The 55-year-old Great Bend man has battled alcohol and drug demons since his teens. This culminated in his fourth drunk driving arrest, and charges of methamphetamine and marijuana possession.
But, he told the Barton County Commission Monday morning, he is clean. He thanks his experience with the parole system for giving him the chance to rebuild his life.
“Before, I just didn’t have anybody to push me in the right direction,” he said. “Corrections turned my life around.”
He spoke as part of CKCC Director Amy Boxberger’s presentation on her agency’s annual year-end outcome report.
The Kansas Community Corrections Act provides grants to Kansas counties to develop and maintain  programs for adult offenders assigned to community corrections agencies.

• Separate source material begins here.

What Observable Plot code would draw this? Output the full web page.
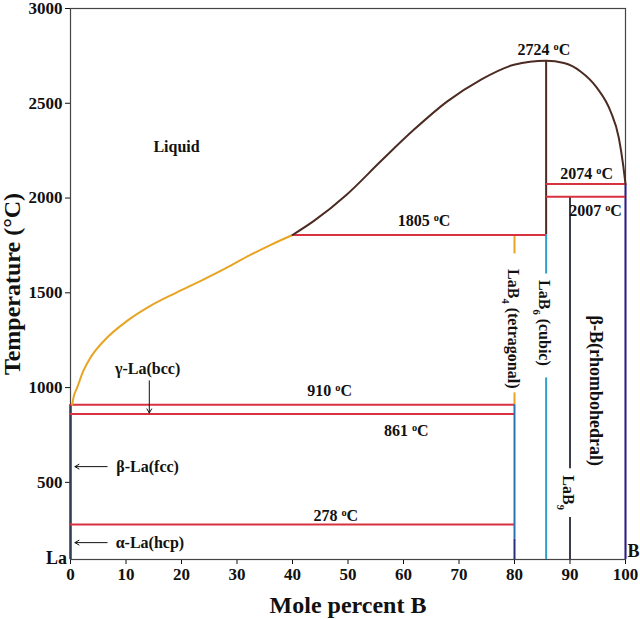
<!DOCTYPE html>
<html>
<head>
<meta charset="utf-8">
<script src="https://cdn.jsdelivr.net/npm/d3@7"></script>
<script src="https://cdn.jsdelivr.net/npm/@observablehq/plot@0.6"></script>
<style>
  html, body { margin: 0; padding: 0; background: #fff; }
</style>
</head>
<body>
<div id="chart"></div>
<script>
// ---- data (mole percent B, temperature °C) ----
const xTicks = [0, 10, 20, 30, 40, 50, 60, 70, 80, 90, 100];
const yTicks = [500, 1000, 1500, 2000, 2500, 3000];
const yBottom = 93;

// liquidus, La-rich side (to the 1805 °C eutectic)
const liquidusLa = [
  [0.3, 910], [0.6, 955], [1.2, 1000], [2.2, 1080], [3.6, 1158], [6.0, 1246],
  [10.2, 1352], [14.4, 1431], [19.0, 1500], [23.4, 1562], [28.0, 1630],
  [32.4, 1700], [36.0, 1752], [40.0, 1805]
];
// liquidus, B-rich side (through the LaB6 congruent point)
const liquidusB = [
  [40.0, 1805], [43.8, 1878], [49.8, 2019], [55.9, 2194], [61.9, 2361],
  [67.9, 2510], [73.9, 2624], [79.9, 2703], [85.7, 2724], [88.9, 2712],
  [91.9, 2668], [94.9, 2580], [97.3, 2458], [98.8, 2317], [99.6, 2170], [100, 2074]
];

// invariant isotherms: [T, xFrom, xTo]
const isotherms = [
  [2074, 85.7, 100], [2007, 85.7, 100], [1805, 40, 85.7],
  [910, 0, 80], [861, 0, 80], [278, 0, 80]
];

// phase boundary segments: [phase, x, Ttop, Tbottom]
const phaseLines = [
  ["La", 0, 910, yBottom],
  ["LaB4-liq", 80, 1805, 1705],
  ["LaB4-liq", 80, 972, 910],
  ["LaB4", 80, 910, 200],
  ["LaB4-low", 80, 200, yBottom],
  ["LaB6-liq", 85.7, 2724, 1805],
  ["LaB6", 85.7, 1805, 1599],
  ["LaB6", 85.7, 1051, yBottom],
  ["LaB9", 90, 2007, 572],
  ["LaB9", 90, 314, yBottom],
  ["B", 100, 2074, yBottom]
];

// temperature labels: [text, x, T]
const tempLabels = [
  ["2724 oC", 85.3, 2784], ["2074 oC", 93.0, 2126], ["2007 oC", 94.6, 1931],
  ["1805 oC", 63.7, 1878], ["910 oC", 46.7, 983], ["861 oC", 60.5, 772],
  ["278 oC", 47.8, 325]
];
// phase labels: [text, x, T]
const phaseLabels = [
  ["Liquid", 19.1, 2268], ["γ-La(bcc)", 13.9, 1099],
  ["β-La(fcc)", 13.9, 583], ["α-La(hcp)", 14.3, 182]
];
// vertical phase labels: [text, x, T]
const compoundLabels = [
  ["LaB4 (tetragonal)", 79.7, 1310], ["LaB6 (cubic)", 85.4, 1341], ["LaB9", 89.7, 446]
];
const boronLabel = [["β-B(rhombohedral)", 94.6, 983]];
// arrows: [x1, T1, x2, T2]
const arrows = [
  [14.2, 1036, 14.2, 866], [6.6, 583, 0.8, 583], [6.6, 182, 0.8, 182]
];

// ---- styles ----
const phaseColor = {
  "La": "#2f3d55", "LaB4-liq": "#e8a423", "LaB4": "#2b72b0", "LaB4-low": "#24307a",
  "LaB6-liq": "#4b2b22", "LaB6": "#2f9fcc", "LaB9": "#3a3d4a", "B": "#2c1c8c"
};
const red = "#d8313f";

const chart = Plot.plot({
  width: 640, height: 620,
  marginLeft: 70, marginRight: 15, marginTop: 8, marginBottom: 61,
  style: {
    fontFamily: "'Liberation Serif', 'Times New Roman', serif",
    fontWeight: "bold", fontSize: "17px", color: "#111", background: "#fff"
  },
  x: {domain: [0, 100], ticks: xTicks, tickSize: 5, tickPadding: 3, tickFormat: d => String(d), label: null},
  y: {domain: [yBottom, 3000], ticks: yTicks, tickSize: 5, tickPadding: 3, tickFormat: d => String(d), label: null},
  marks: [
    Plot.frame({stroke: "#444", strokeWidth: 1.2}),
    Plot.ruleX(phaseLines, {
      x: d => d[1], y1: d => d[2], y2: d => d[3],
      stroke: d => phaseColor[d[0]], strokeWidth: d => d[0] === "La" ? 2.5 : 2
    }),
    Plot.ruleY(isotherms, {y: d => d[0], x1: d => d[1], x2: d => d[2], stroke: red, strokeWidth: 2}),
    Plot.line(liquidusLa, {x: d => d[0], y: d => d[1], stroke: "#e8a423", strokeWidth: 2, curve: "monotone-x"}),
    Plot.line(liquidusB, {x: d => d[0], y: d => d[1], stroke: "#4b2b22", strokeWidth: 2, curve: "monotone-x"}),
    Plot.arrow(arrows, {
      x1: d => d[0], y1: d => d[1], x2: d => d[2], y2: d => d[3],
      stroke: "#111", strokeWidth: 1, headLength: 7
    }),
    Plot.text(tempLabels, {x: d => d[1], y: d => d[2], text: d => d[0], fontSize: 16, fill: "#111"}),
    Plot.text(phaseLabels, {x: d => d[1], y: d => d[2], text: d => d[0], fontSize: 16, fill: "#111"}),
    Plot.text(compoundLabels, {x: d => d[1], y: d => d[2], text: d => d[0], fontSize: 16, rotate: 90, fill: "#111"}),
    Plot.text(boronLabel, {x: d => d[1], y: d => d[2], text: d => d[0], fontSize: 18, rotate: 90, fill: "#111"}),
    Plot.text(["Temperature (°C)"], {frameAnchor: "left", textAnchor: "middle", lineAnchor: "middle", dx: -58, rotate: -90, fontSize: 24, fill: "#111"}),
    Plot.text(["Mole percent B"], {frameAnchor: "bottom", textAnchor: "middle", lineAnchor: "middle", dy: 46, fontSize: 24, fill: "#111"}),
    Plot.text(["La"], {frameAnchor: "bottom-left", textAnchor: "middle", lineAnchor: "middle", dx: -14, dy: -1, fontSize: 18, fill: "#111"}),
    Plot.text(["B"], {frameAnchor: "bottom-right", textAnchor: "middle", lineAnchor: "middle", dx: 8, dy: -8, fontSize: 18, fill: "#111"})
  ]
});

// superscript "o" in temperatures, subscripts in LaBn
const NS = "http://www.w3.org/2000/svg";
function setRich(t, parts) {
  t.textContent = "";
  for (const [s, shift] of parts) {
    const ts = document.createElementNS(NS, "tspan");
    ts.textContent = s;
    if (shift) { ts.setAttribute("baseline-shift", shift); ts.setAttribute("font-size", "65%"); }
    t.appendChild(ts);
  }
}
chart.querySelectorAll("text").forEach(t => {
  if (t.children.length) return;
  const s = t.textContent;
  let m;
  if ((m = s.match(/^(.*) oC$/))) setRich(t, [[m[1] + " "], ["o", "super"], ["C"]]);
  else if ((m = s.match(/^LaB(\d)(.*)$/))) setRich(t, [["LaB"], [m[1], "sub"], [m[2]]]);
});

document.getElementById("chart").appendChild(chart);
</script>
</body>
</html>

A Comprehensive Plan (grant application) was submitted that set the goals for FY2013. 
The outcomes require the review and approval of the Barton County Commission, as the administrative county for the 20th Judicial District, which is based in Great Bend.
“If I’d gone back to prison, I would have just come out bad,” Roach said. Even though he fought it at first, “they showed me the way to live right” through supervision and counseling.
Roach is not alone, Boxberger said. Her office handled 105 parole discharges in the past fiscal year and of those, only 77 percent of the individuals successfully completed their paroles.
CKCC provides intensive supervision for felonies in lieu of jail time as ordered by the court. “Our ultimate goal is offender success,” Boxbeger said.
“When you read a name in the paper (in the On the Record), there is a story behind it,” Boxberger said.
Commissioner Jennifer Schartz said the program should be lauded. But, she added, she is disappointed in the State of Kansas which she believes should fund corrections efforts at a higher level.
It is more cost effective in the long run, she said, to keep offenders out of prison.